Data to process
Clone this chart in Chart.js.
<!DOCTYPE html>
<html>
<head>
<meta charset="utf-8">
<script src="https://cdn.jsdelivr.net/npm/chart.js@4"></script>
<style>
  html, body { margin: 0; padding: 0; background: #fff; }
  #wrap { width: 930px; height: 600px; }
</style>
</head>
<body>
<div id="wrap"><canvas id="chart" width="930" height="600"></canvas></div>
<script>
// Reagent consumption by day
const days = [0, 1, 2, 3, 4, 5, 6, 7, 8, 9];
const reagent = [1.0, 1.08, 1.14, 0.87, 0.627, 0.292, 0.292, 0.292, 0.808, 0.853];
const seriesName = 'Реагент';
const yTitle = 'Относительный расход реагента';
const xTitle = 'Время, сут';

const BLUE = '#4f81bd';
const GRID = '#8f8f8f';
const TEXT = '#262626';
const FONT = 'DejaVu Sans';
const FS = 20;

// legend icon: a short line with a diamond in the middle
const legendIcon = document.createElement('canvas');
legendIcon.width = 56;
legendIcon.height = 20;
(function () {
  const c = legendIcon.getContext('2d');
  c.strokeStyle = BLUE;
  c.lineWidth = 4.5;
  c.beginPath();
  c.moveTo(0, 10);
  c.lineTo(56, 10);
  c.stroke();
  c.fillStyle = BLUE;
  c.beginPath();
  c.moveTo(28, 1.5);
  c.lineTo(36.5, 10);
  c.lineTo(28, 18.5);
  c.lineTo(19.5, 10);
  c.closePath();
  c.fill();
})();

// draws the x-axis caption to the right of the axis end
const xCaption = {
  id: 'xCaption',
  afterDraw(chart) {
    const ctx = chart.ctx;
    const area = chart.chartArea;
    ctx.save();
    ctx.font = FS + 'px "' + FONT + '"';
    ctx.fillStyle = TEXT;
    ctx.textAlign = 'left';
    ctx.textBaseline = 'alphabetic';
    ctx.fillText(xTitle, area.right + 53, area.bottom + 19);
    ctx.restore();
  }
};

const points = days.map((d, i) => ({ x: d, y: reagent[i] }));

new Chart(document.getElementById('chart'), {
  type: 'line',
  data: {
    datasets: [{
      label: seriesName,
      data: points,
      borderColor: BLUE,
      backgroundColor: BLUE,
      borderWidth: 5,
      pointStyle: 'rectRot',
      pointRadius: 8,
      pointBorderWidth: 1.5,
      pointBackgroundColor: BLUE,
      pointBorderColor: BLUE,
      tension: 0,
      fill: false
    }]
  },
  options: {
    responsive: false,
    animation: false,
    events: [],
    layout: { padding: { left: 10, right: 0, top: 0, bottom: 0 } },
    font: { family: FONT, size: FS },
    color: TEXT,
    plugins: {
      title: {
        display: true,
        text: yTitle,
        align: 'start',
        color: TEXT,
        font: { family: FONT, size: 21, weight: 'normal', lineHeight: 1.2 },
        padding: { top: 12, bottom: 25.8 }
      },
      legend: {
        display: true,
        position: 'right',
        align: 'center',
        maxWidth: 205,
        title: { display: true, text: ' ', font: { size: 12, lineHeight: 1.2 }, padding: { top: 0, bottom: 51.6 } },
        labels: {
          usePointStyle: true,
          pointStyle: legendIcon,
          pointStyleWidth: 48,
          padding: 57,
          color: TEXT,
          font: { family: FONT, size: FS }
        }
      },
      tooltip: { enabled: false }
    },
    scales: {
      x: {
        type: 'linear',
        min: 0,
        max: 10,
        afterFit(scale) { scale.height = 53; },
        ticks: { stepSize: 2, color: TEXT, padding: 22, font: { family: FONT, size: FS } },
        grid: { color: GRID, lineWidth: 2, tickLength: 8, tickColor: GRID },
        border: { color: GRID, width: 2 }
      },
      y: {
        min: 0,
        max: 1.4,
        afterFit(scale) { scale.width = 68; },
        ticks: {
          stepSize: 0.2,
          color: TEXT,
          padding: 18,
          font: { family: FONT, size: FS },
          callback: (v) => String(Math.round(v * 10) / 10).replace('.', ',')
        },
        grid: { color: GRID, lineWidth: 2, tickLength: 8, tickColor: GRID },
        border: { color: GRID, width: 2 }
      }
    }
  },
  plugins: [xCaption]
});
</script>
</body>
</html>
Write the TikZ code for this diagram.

Your task
Output the listing above exactly as it appears.

The reply
Clone this chart in Chart.js.
<!DOCTYPE html>
<html>
<head>
<meta charset="utf-8">
<script src="https://cdn.jsdelivr.net/npm/chart.js@4"></script>
<style>
  html, body { margin: 0; padding: 0; background: #fff; }
  #wrap { width: 930px; height: 600px; }
</style>
</head>
<body>
<div id="wrap"><canvas id="chart" width="930" height="600"></canvas></div>
<script>
// Reagent consumption by day
const days = [0, 1, 2, 3, 4, 5, 6, 7, 8, 9];
const reagent = [1.0, 1.08, 1.14, 0.87, 0.627, 0.292, 0.292, 0.292, 0.808, 0.853];
const seriesName = 'Реагент';
const yTitle = 'Относительный расход реагента';
const xTitle = 'Время, сут';

const BLUE = '#4f81bd';
const GRID = '#8f8f8f';
const TEXT = '#262626';
const FONT = 'DejaVu Sans';
const FS = 20;

// legend icon: a short line with a diamond in the middle
const legendIcon = document.createElement('canvas');
legendIcon.width = 56;
legendIcon.height = 20;
(function () {
  const c = legendIcon.getContext('2d');
  c.strokeStyle = BLUE;
  c.lineWidth = 4.5;
  c.beginPath();
  c.moveTo(0, 10);
  c.lineTo(56, 10);
  c.stroke();
  c.fillStyle = BLUE;
  c.beginPath();
  c.moveTo(28, 1.5);
  c.lineTo(36.5, 10);
  c.lineTo(28, 18.5);
  c.lineTo(19.5, 10);
  c.closePath();
  c.fill();
})();

// draws the x-axis caption to the right of the axis end
const xCaption = {
  id: 'xCaption',
  afterDraw(chart) {
    const ctx = chart.ctx;
    const area = chart.chartArea;
    ctx.save();
    ctx.font = FS + 'px "' + FONT + '"';
    ctx.fillStyle = TEXT;
    ctx.textAlign = 'left';
    ctx.textBaseline = 'alphabetic';
    ctx.fillText(xTitle, area.right + 53, area.bottom + 19);
    ctx.restore();
  }
};

const points = days.map((d, i) => ({ x: d, y: reagent[i] }));

new Chart(document.getElementById('chart'), {
  type: 'line',
  data: {
    datasets: [{
      label: seriesName,
      data: points,
      borderColor: BLUE,
      backgroundColor: BLUE,
      borderWidth: 5,
      pointStyle: 'rectRot',
      pointRadius: 8,
      pointBorderWidth: 1.5,
      pointBackgroundColor: BLUE,
      pointBorderColor: BLUE,
      tension: 0,
      fill: false
    }]
  },
  options: {
    responsive: false,
    animation: false,
    events: [],
    layout: { padding: { left: 10, right: 0, top: 0, bottom: 0 } },
    font: { family: FONT, size: FS },
    color: TEXT,
    plugins: {
      title: {
        display: true,
        text: yTitle,
        align: 'start',
        color: TEXT,
        font: { family: FONT, size: 21, weight: 'normal', lineHeight: 1.2 },
        padding: { top: 12, bottom: 25.8 }
      },
      legend: {
        display: true,
        position: 'right',
        align: 'center',
        maxWidth: 205,
        title: { display: true, text: ' ', font: { size: 12, lineHeight: 1.2 }, padding: { top: 0, bottom: 51.6 } },
        labels: {
          usePointStyle: true,
          pointStyle: legendIcon,
          pointStyleWidth: 48,
          padding: 57,
          color: TEXT,
          font: { family: FONT, size: FS }
        }
      },
      tooltip: { enabled: false }
    },
    scales: {
      x: {
        type: 'linear',
        min: 0,
        max: 10,
        afterFit(scale) { scale.height = 53; },
        ticks: { stepSize: 2, color: TEXT, padding: 22, font: { family: FONT, size: FS } },
        grid: { color: GRID, lineWidth: 2, tickLength: 8, tickColor: GRID },
        border: { color: GRID, width: 2 }
      },
      y: {
        min: 0,
        max: 1.4,
        afterFit(scale) { scale.width = 68; },
        ticks: {
          stepSize: 0.2,
          color: TEXT,
          padding: 18,
          font: { family: FONT, size: FS },
          callback: (v) => String(Math.round(v * 10) / 10).replace('.', ',')
        },
        grid: { color: GRID, lineWidth: 2, tickLength: 8, tickColor: GRID },
        border: { color: GRID, width: 2 }
      }
    }
  },
  plugins: [xCaption]
});
</script>
</body>
</html>
Write the TikZ code for this diagram.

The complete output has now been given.